2. Dem Kläger steht die geforderte Überstundenvergütung auch nicht kraft des arbeitsrechtlichen Gleichbehandlungsgrundsatzes zu. Denn der Beklagte behandelt alle Mitarbeiter des Rettungsdienstes hinsichtlich der Heranziehung zum Bereitschaftsdienst dem Einigungsstellenspruch bei der Eifel-Mosel-Hunsrück gGmbH vom 26. November 1997 folgend gleich.

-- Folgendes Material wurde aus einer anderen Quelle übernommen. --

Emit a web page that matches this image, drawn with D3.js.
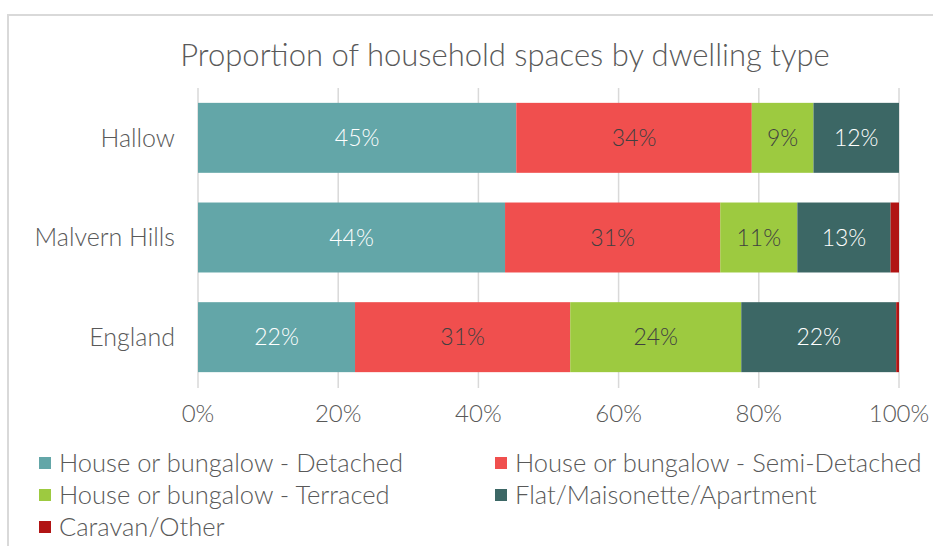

3. Ob das Mitbestimmungsrecht des Betriebsrats bei der Aufstellung der Dienstpläne für den streitigen Anspruchszeitraum vom Beklagten beachtet worden ist (vgl. BAG Erster Senat 29. Februar 2000 – 1 ABR 15/99 – BAG AP BetrVG 1972 § 87 Arbeitszeit Nr. 81 = EzA BetrVG 1972 § 87 Arbeitszeit Nr. 61), kann dahinstehen. Auch bei Verletzung des Mitbestimmungsrechts des Betriebsrats sind die hier interessierenden Nachtdienste Bereitschaftsdienste im Tarifsinne und vergütungsrechtlich vom Beklagten als solche zu behandeln, wie dies geschehen ist.
II. Die Kostenentscheidung folgt aus § 91 Abs. 1 ZPO.